* Start SOURCE DATA *

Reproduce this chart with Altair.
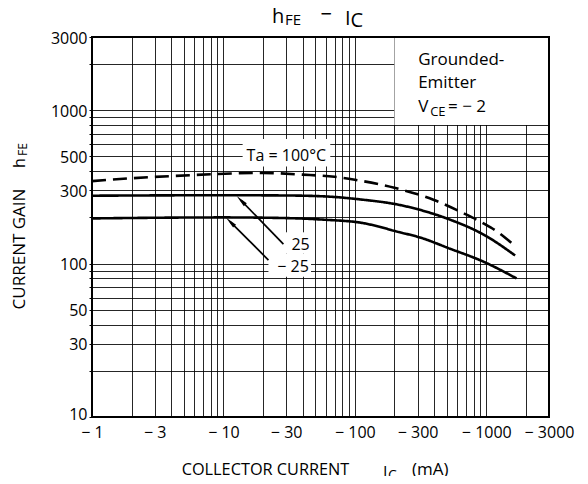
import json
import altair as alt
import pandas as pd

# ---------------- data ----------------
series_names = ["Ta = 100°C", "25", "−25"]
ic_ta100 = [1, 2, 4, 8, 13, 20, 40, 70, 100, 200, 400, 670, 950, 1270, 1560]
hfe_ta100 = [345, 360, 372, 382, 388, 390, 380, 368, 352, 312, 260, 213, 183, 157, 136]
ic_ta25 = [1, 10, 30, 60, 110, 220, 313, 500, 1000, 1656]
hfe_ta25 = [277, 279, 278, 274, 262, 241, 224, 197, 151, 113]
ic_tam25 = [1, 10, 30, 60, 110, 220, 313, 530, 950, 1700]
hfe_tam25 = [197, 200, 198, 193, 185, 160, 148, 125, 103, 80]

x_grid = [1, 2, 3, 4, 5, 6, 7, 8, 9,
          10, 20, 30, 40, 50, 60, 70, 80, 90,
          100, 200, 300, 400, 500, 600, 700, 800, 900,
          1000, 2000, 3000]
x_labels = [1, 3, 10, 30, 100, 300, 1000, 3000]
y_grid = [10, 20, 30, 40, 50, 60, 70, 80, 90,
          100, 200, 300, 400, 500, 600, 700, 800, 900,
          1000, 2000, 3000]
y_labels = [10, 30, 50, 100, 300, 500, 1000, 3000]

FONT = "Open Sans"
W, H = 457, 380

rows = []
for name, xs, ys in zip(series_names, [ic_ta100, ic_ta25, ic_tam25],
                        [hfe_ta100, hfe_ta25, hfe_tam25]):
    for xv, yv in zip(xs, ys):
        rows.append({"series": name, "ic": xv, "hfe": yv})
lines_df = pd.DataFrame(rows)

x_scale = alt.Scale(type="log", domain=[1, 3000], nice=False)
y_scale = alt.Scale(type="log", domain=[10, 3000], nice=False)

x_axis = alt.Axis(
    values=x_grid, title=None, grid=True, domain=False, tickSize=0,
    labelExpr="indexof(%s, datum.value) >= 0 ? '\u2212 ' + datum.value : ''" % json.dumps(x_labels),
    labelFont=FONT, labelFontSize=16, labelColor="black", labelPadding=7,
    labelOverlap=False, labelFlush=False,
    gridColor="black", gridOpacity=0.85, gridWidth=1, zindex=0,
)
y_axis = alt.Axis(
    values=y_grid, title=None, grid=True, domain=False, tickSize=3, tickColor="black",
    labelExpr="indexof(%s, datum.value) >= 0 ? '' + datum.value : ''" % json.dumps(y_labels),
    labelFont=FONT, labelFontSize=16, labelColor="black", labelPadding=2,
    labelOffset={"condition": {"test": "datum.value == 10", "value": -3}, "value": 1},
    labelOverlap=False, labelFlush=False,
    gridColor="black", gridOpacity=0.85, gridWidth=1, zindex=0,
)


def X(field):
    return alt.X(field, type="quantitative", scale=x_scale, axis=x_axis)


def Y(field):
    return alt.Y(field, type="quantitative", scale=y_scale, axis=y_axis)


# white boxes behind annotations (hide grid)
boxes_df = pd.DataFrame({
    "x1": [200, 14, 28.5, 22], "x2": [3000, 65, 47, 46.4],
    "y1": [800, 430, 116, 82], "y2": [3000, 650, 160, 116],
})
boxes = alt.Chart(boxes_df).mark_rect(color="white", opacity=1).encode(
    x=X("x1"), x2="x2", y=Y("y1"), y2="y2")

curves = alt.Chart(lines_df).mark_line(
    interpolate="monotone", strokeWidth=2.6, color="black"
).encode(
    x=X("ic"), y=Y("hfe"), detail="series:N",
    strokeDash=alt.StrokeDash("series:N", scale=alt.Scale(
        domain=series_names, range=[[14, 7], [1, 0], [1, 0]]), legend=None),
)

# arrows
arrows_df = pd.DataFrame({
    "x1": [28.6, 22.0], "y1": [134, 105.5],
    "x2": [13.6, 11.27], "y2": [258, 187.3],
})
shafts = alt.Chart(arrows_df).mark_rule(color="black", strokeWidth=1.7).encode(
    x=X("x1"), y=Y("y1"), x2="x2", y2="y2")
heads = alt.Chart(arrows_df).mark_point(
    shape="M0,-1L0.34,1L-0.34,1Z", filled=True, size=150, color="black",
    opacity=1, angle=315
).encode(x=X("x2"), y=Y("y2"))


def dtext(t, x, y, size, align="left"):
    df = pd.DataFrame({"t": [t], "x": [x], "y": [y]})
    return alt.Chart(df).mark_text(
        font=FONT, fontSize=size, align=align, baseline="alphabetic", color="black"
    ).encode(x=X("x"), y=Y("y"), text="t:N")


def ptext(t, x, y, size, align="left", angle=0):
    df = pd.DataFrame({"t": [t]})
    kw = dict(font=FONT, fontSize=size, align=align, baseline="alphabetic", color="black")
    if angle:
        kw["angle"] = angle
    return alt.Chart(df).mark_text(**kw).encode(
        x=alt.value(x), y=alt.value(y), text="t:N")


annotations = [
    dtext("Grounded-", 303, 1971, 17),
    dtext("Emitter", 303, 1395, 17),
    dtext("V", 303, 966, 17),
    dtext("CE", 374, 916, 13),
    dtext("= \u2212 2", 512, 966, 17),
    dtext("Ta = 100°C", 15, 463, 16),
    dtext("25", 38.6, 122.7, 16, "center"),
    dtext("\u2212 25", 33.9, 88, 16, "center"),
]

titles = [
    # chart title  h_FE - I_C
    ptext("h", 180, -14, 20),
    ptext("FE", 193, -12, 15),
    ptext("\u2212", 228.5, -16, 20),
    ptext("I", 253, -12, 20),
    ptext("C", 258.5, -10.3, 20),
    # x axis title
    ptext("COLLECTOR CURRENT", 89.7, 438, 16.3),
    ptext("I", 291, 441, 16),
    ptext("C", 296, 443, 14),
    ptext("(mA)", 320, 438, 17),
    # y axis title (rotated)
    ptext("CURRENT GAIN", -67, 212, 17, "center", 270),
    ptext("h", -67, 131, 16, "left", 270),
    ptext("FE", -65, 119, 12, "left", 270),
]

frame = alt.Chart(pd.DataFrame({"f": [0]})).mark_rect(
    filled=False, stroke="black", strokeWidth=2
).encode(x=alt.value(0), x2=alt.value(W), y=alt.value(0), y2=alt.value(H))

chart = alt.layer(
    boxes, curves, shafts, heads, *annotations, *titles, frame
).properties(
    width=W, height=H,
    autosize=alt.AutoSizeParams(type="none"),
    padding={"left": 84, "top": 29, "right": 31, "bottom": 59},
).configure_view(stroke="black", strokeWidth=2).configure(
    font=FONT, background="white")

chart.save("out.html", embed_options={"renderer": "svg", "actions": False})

* End SOURCE DATA *

# TASK INSTRUCTIONS
Please repeat exactly the data above from its first line to the line that contains "W, H = 457, 380", inclusive, and leave every picture out.

# SOLUTION FOR THIS PROBLEM
Reproduce this chart with Altair.
import json
import altair as alt
import pandas as pd

# ---------------- data ----------------
series_names = ["Ta = 100°C", "25", "−25"]
ic_ta100 = [1, 2, 4, 8, 13, 20, 40, 70, 100, 200, 400, 670, 950, 1270, 1560]
hfe_ta100 = [345, 360, 372, 382, 388, 390, 380, 368, 352, 312, 260, 213, 183, 157, 136]
ic_ta25 = [1, 10, 30, 60, 110, 220, 313, 500, 1000, 1656]
hfe_ta25 = [277, 279, 278, 274, 262, 241, 224, 197, 151, 113]
ic_tam25 = [1, 10, 30, 60, 110, 220, 313, 530, 950, 1700]
hfe_tam25 = [197, 200, 198, 193, 185, 160, 148, 125, 103, 80]

x_grid = [1, 2, 3, 4, 5, 6, 7, 8, 9,
          10, 20, 30, 40, 50, 60, 70, 80, 90,
          100, 200, 300, 400, 500, 600, 700, 800, 900,
          1000, 2000, 3000]
x_labels = [1, 3, 10, 30, 100, 300, 1000, 3000]
y_grid = [10, 20, 30, 40, 50, 60, 70, 80, 90,
          100, 200, 300, 400, 500, 600, 700, 800, 900,
          1000, 2000, 3000]
y_labels = [10, 30, 50, 100, 300, 500, 1000, 3000]

FONT = "Open Sans"
W, H = 457, 380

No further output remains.